About half an hour later, my lunch was served with numerous Korean side dishes in a lacquered wooden box: sizable portions of bulgogi and white rice, alongside elegantly presented compartments of kong-nah-mul (seasoned bean sprouts), pickled radish and seasoned broccoli, as well as a small piece of fried tofu. No fewer than three side cups included samples of kimchi (spiced cabbage) and oh-dang (fish cakes), as well as the house beef-vegetable soup.
The first thing I sampled was the bulgogi, and it was magnificent: spicy but easily eaten medallions of pork, cooked until they were caramelized in their sauce, accented with sesame seeds and sliced scallions. The meat produced a warm, rolling burn on the tongue, more powerful than most bulgogi I’ve had, yet pleasantly stimulating and easily cut by mouthfuls of rice.

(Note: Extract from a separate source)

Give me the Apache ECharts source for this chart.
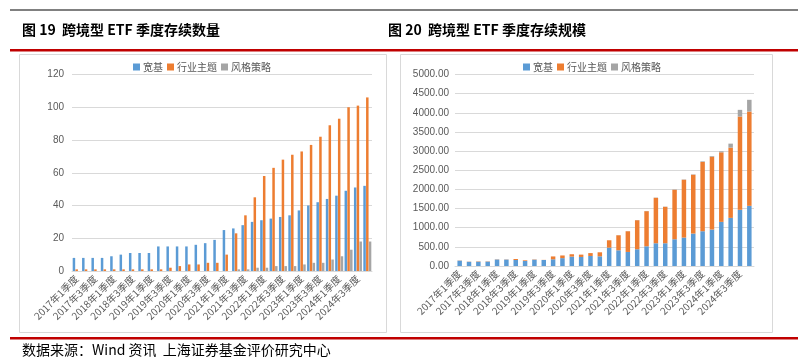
<!DOCTYPE html>
<html>
<head>
<meta charset="utf-8">
<script src="https://cdn.jsdelivr.net/npm/echarts@6/dist/echarts.min.js"></script>
<style>
html,body{margin:0;padding:0;background:#fff;}
#c{width:798px;height:363px;}
</style>
</head>
<body>
<div id="c"></div>
<script>
var categories = ['2017年1季度','2017年2季度','2017年3季度','2017年4季度',
'2018年1季度','2018年2季度','2018年3季度','2018年4季度',
'2019年1季度','2019年2季度','2019年3季度','2019年4季度',
'2020年1季度','2020年2季度','2020年3季度','2020年4季度',
'2021年1季度','2021年2季度','2021年3季度','2021年4季度',
'2022年1季度','2022年2季度','2022年3季度','2022年4季度',
'2023年1季度','2023年2季度','2023年3季度','2023年4季度',
'2024年1季度','2024年2季度','2024年3季度','2024年4季度'];
var seriesNames = ['宽基','行业主题','风格策略'];

// 图19 count
var countBroad = [8,8,8,8,9,10,11,11,11,15,15,15,15,16,17,19,25,26,28,30,31,32,33,34,37,40,42,44,46,49,51,52];
var countIndustry = [1,1,1,1,1,1,1,1,1,1,2,3,4,4,5,5,10,23,34,45,58,63,68,71,73,77,82,89,93,100,101,106];
var countStyle = [0,0,0,0,0,0,0,0,0,0,0,0,0,0,0,0,0,1,1,2,2,3,3,3,4,5,5,7,9,13,18,18];

// 图20 size
var sizeBroad = [140,110,113,115,170,168,157,130,165,157,175,205,245,236,262,253,480,410,367,437,515,594,594,698,742,847,908,952,1152,1257,1467,1571];
var sizeIndustry = [5,5,9,7,5,5,26,18,8,3,75,70,62,61,75,105,192,393,541,759,917,1187,951,1292,1510,1536,1807,1903,1816,1833,2435,2462];
var sizeStyle = [0,0,0,0,0,0,0,0,0,0,0,0,0,0,0,0,0,2,3,4,5,6,6,8,8,10,17,17,26,105,175,306];

var colors = ['#5B9BD5','#ED7D31','#A5A5A5'];
var font = 'Liberation Sans, "Noto Sans CJK SC", sans-serif';
var cjk = '"Noto Sans CJK SC", sans-serif';

var chart = echarts.init(document.getElementById('c'), null, {renderer:'canvas'});

function xAxis(gi){
  return {type:'category', gridIndex:gi, data:categories,
    axisLine:{lineStyle:{color:'#D9D9D9'}}, axisTick:{show:false},
    axisLabel:{interval:1, rotate:45, fontSize:10, color:'#595959', fontFamily:cjk, margin:6}};
}

var option = {
  animation:false,
  color:colors,
  graphic:[
    {type:'rect', shape:{x:10,y:9,width:788,height:2}, style:{fill:'#808080'}},
    {type:'rect', shape:{x:10,y:49,width:788,height:2.5}, style:{fill:'#C00000'}},
    {type:'rect', shape:{x:10,y:337,width:788,height:2.5}, style:{fill:'#C00000'}},
    {type:'rect', shape:{x:19.5,y:54.5,width:367,height:278}, style:{fill:'none',stroke:'#D9D9D9',lineWidth:1}},
    {type:'rect', shape:{x:400.5,y:54.5,width:372,height:278}, style:{fill:'none',stroke:'#D9D9D9',lineWidth:1}},
    {type:'text', left:22, top:23, style:{text:'图 19  跨境型 ETF 季度存续数量', font:'bold 14px "Noto Sans CJK SC", sans-serif', fill:'#000'}},
    {type:'text', left:388, top:23, style:{text:'图 20  跨境型 ETF 季度存续规模', font:'bold 14px "Noto Sans CJK SC", sans-serif', fill:'#000'}},
    {type:'text', left:22, top:343, style:{text:'数据来源：Wind 资讯  上海证券基金评价研究中心', font:'14px "Noto Sans CJK SC", sans-serif', fill:'#000'}}
  ],
  legend:[
    {data:seriesNames, left:128, top:57, itemWidth:7, itemHeight:7, itemGap:4, icon:'rect',
     textStyle:{fontSize:10, color:'#595959', fontFamily:cjk, padding:[0,0,0,-2]}},
    {data:seriesNames, left:518, top:57, itemWidth:7, itemHeight:7, itemGap:4, icon:'rect',
     textStyle:{fontSize:10, color:'#595959', fontFamily:cjk, padding:[0,0,0,-2]}}
  ],
  grid:[
    {left:72, right:426, top:74.5, bottom:92},
    {left:455, right:44, top:74.5, bottom:97}
  ],
  xAxis:[xAxis(0), xAxis(1)],
  yAxis:[
    {type:'value', gridIndex:0, min:0, max:120, interval:20,
     axisLine:{show:false}, axisTick:{show:false},
     splitLine:{lineStyle:{color:'#D9D9D9'}},
     axisLabel:{fontSize:10, color:'#595959', fontFamily:font, margin:8}},
    {type:'value', gridIndex:1, min:0, max:5000, interval:500,
     axisLine:{show:false}, axisTick:{show:false},
     splitLine:{lineStyle:{color:'#D9D9D9'}},
     axisLabel:{fontSize:10, color:'#595959', fontFamily:font, margin:6,
       formatter:function(v){return v.toFixed(2);}}}
  ],
  series:[
    {name:seriesNames[0], type:'bar', xAxisIndex:0, yAxisIndex:0, data:countBroad, barWidth:2.5, barGap:'10%'},
    {name:seriesNames[1], type:'bar', xAxisIndex:0, yAxisIndex:0, data:countIndustry, barWidth:2.5, barGap:'10%'},
    {name:seriesNames[2], type:'bar', xAxisIndex:0, yAxisIndex:0, data:countStyle, barWidth:2.5, barGap:'10%'},
    {name:seriesNames[0], type:'bar', xAxisIndex:1, yAxisIndex:1, stack:'s', data:sizeBroad, barWidth:'48%'},
    {name:seriesNames[1], type:'bar', xAxisIndex:1, yAxisIndex:1, stack:'s', data:sizeIndustry, barWidth:'48%'},
    {name:seriesNames[2], type:'bar', xAxisIndex:1, yAxisIndex:1, stack:'s', data:sizeStyle, barWidth:'48%'}
  ]
};
chart.setOption(option);
</script>
</body>
</html>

From there I reasoned that the soup would best be sampled while it was still warm. I was handsomely repaid with a dish strongly reminiscent of Chinese won ton soup, with the dumplings replaced by free-floating bits of boiled beef and radishes. I had only meant to try some and come back, but the soup was so surprisingly delicious and filling with every spoonful that I polished off the entire cup in short order.
The seasoned broccoli was very similar to the way I often eat broccoli at home, steamed and then doused with balsamic vinaigrette: cool and sharply sour, with an earthy touch from the vegetable itself. That also described the pickled radish and to a lesser extent the kimchi, although the other dishes possessed less crunch but more punch thanks to their uncooked preparation. The bean sprouts offered a change of pace from the rice, slightly more capable of standing up to strong fare like the bulgogi.
At this point, I was pleasantly full, so I only tried small portions of the fried tofu (much like any fried food, but a strange texture to my experience) and the oh-dang (too salty for my taste, forcing me to take a drink). It was good that I slowed down, however, because as I finished eating I was brought a small cup of impressively dark brew: cinnamon tea.
Christine says cinnamon tea is a traditional dessert course offered at Korean Garden, but I must confess that I could have put away a glass of the stuff with my meal, served just as piping hot. Don’t add sugar to it, because it needs none; the cinnamon visibly clouds and swirls in the water, producing a powerful hit of flavor when it reaches your taste buds before it seemingly evaporates on your next inhale.
All in all, Korean Garden exemplifies the power of a good surprise. Many people drive past its storefront on Dimond, which isn’t very visible from the road, without even seeing the place -- but if they make the turn and stop they’ll find not just a good lunch but strong dishes, like the house soup and cinnamon tea, that fuel the body yet leave the mind wanting seconds.